Там было темно, как в гробу, едва различимым пятном мерцала майка на тонких застиранных бретельках-портупее и задранные чуть ли не до самых ключиц безразмерные армейские кальсоны. Да, я любил препарировать стариков, потому что мне ничего не оставалось делать, как испытывать эту последнюю, ничтожную, унизительную жалость к самому себе, находившую свое отражение в их лицах, во всем их обличии и униформе. Однажды я пытался подглядывать за подругой моей матери, которая работала продавщицей у нас в "Хозтоварах", но, заметив меня за этим занятием, она избила меня, а потом все рассказала моей матери, которая, в свою очередь, тоже избила меня и не пустила гулять.
Итак, найдя себе оправдание хотя бы перед лицом его старости и беспомощности, вероятно, мнимой, я молниеносно просунул руку за ворот рубашки деда Порфирьева и, схватив пересохшую резинку его кальсон, начал ее тянуть на себя. Старик заперебирал ногами, поскользнулся и повис, посуда посыпалась из его рук, ворот лопнул, а голова отделилась от тела.
У меня никогда не было деда. Вернее сказать, он, конечно, был, но я его не помнил, потому что отец матери умер, когда мне не было и трех лет. Дед же по линии отца так никогда и не появился в моей жизни. Бабушка что-то рассказывала о нем: будто он воевал, был ранен, долго болел, не мог двигаться, но разобраться в том, что с ним произошло потом, я так и не смог. Отец говорил только, что его похоронили в перелеске за кладбищенской оградой, что недалеко от заброшенного цементного элеватора. Плохое место - тут хоронили самоубийц.
Встали из-за стола. Порфирьев проводил меня в прихожую, включил здесь свет, выключил его, включил висевшее на стене радио, выключил его и уже в дверях, через порог, сказал мне:
- Это я.
Старик выглянул из темноты и утвердительно закивал головой.
"Кто это - я?" Было поздно. Шел густой мокрый снег с дождем.
4. НОРА
На следующий день стало известно, что у Гидролизного завода произошла авария.
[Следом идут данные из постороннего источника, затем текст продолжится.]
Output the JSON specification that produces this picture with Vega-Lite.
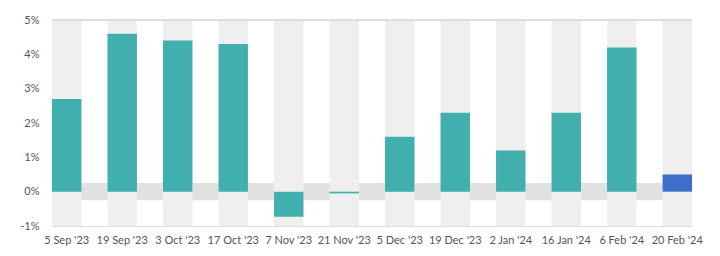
{
  "$schema": "https://vega.github.io/schema/vega-lite/v6.json",
  "width": 640,
  "height": 206,
  "autosize": {"type": "none"},
  "padding": {"left": 52, "top": 20, "right": 28, "bottom": 30},
  "config": {
    "view": {"stroke": null},
    "font": "Lato",
    "axisX": {"labelAngle": 0, "labelAlign": "center", "labelBaseline": "top", "ticks": false, "domainColor": "#dddddd", "labelPadding": 8, "labelFont": "Lato", "labelFontSize": 11, "labelColor": "#555555", "labelOverlap": false, "title": null},
    "axisY": {"tickCount": 7, "labelExpr": "datum.value + '%'", "grid": false, "domain": false, "ticks": false, "labelPadding": 13, "labelFont": "Lato", "labelFontSize": 11, "labelColor": "#555555", "labelOverlap": false, "labelAlign": "right", "labelBaseline": "middle", "title": null}
  },
  "datasets": {
    "bars": [
      {"date": "5 Sep '23", "value": 2.7},
      {"date": "19 Sep '23", "value": 4.6},
      {"date": "3 Oct '23", "value": 4.4},
      {"date": "17 Oct '23", "value": 4.3},
      {"date": "7 Nov '23", "value": -0.73},
      {"date": "21 Nov '23", "value": -0.05},
      {"date": "5 Dec '23", "value": 1.6},
      {"date": "19 Dec '23", "value": 2.3},
      {"date": "2 Jan '24", "value": 1.2},
      {"date": "16 Jan '24", "value": 2.3},
      {"date": "6 Feb '24", "value": 4.2},
      {"date": "20 Feb '24", "value": 0.5}
    ],
    "zeroband": [{"lo": -0.25, "hi": 0.25}]
  },
  "layer": [
    {
      "data": {"name": "bars"},
      "mark": {"type": "bar"},
      "encoding": {
        "x": {
          "field": "date",
          "type": "nominal",
          "sort": null,
          "title": null,
          "scale": {"paddingInner": 0.47, "paddingOuter": 0}
        },
        "y": {
          "field": "value",
          "type": "quantitative",
          "title": null,
          "scale": {"domain": [-1, 5], "nice": false, "zero": false},
          "axis": {"values": [-1, 0, 1, 2, 3, 4, 5]}
        },
        "opacity": {"value": 0}
      }
    },
    {
      "data": {"name": "zeroband"},
      "mark": {"type": "rect", "color": "#e1e1e1"},
      "encoding": {
        "y": {"field": "lo", "type": "quantitative", "title": null, "axis": {"values": [-1, 0, 1, 2, 3, 4, 5]}},
        "y2": {"field": "hi"}
      }
    },
    {
      "data": {"name": "bars"},
      "mark": {"type": "bar", "color": "#efefef"},
      "encoding": {
        "x": {"field": "date", "type": "nominal", "sort": null, "title": null},
        "y": {"datum": 5, "type": "quantitative", "title": null, "axis": {"values": [-1, 0, 1, 2, 3, 4, 5]}},
        "y2": {"datum": -1}
      }
    },
    {
      "data": {"name": "bars"},
      "mark": {"type": "rule", "color": "#dddddd", "strokeWidth": 1},
      "encoding": {"y": {"datum": 5, "type": "quantitative", "title": null, "axis": {"values": [-1, 0, 1, 2, 3, 4, 5]}}}
    },
    {
      "data": {"name": "bars"},
      "mark": {"type": "bar"},
      "encoding": {
        "x": {"field": "date", "type": "nominal", "sort": null, "title": null},
        "y": {"field": "value", "type": "quantitative", "title": null, "axis": {"values": [-1, 0, 1, 2, 3, 4, 5]}},
        "color": {
          "condition": {"test": "datum.date === \"20 Feb '24\"", "value": "#3b6fca"},
          "value": "#40afad"
        }
      }
    }
  ]
}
Дождем, который не прекращался всю ночь, подмыло старую дубовую опалубку, и без того давно прогнившую, и песчаный террикон сошел на поселок. Полгорода осталось без электричества. Занятия в школе отменили. Я остался дома.
Это было так странно - сидеть у окна и наблюдать небо, по которому неслись сизые, разорванные ледяным ветром клокастые тучи. Еще проплывали прожекторные вышки, заводские трубы, с трудом передвигались изъеденные болезнью окоченевшие птицы. Не менее удивительно было вдыхать запахи черной колодезной воды, пожара, доносимые сквозняком, слушать радио, треск в эфире. Трещала и стена, коптила красной кирпичной пылью, гудел перфоратор - соседи разбирали печь, ведь в нашем доме еще оставались печи, но ими уже давно никто не пользовался, потому что провели паровое отопление.
В окно был виден двор, что начинался вентиляционной тумбой с железной крышей и заканчивался кособоким угольным сараем, чье плесневелое царство расползлось поневоле, затонуло и повисло на жилах ржавых гвоздей. Кажется, так и улицы нашего города заканчиваются пустырями, кладбищами, тротуары - чугунными тумбами, жестяные карнизы на окнах нор привратников мельхиоровыми картушами, начищенными бузиной, правда, последнее существует более в воображении.
Я видел, как наша дворничиха по прозвищу Урна стаскивала с крыльца мятый алюминиевый чан с кормом и несла его в глубину двора. По пути следования она наблюдала пожарный щит, на котором были прикреплены красное ведро-воронка и лопата, иногда используемая для разгрузки угля в котельной.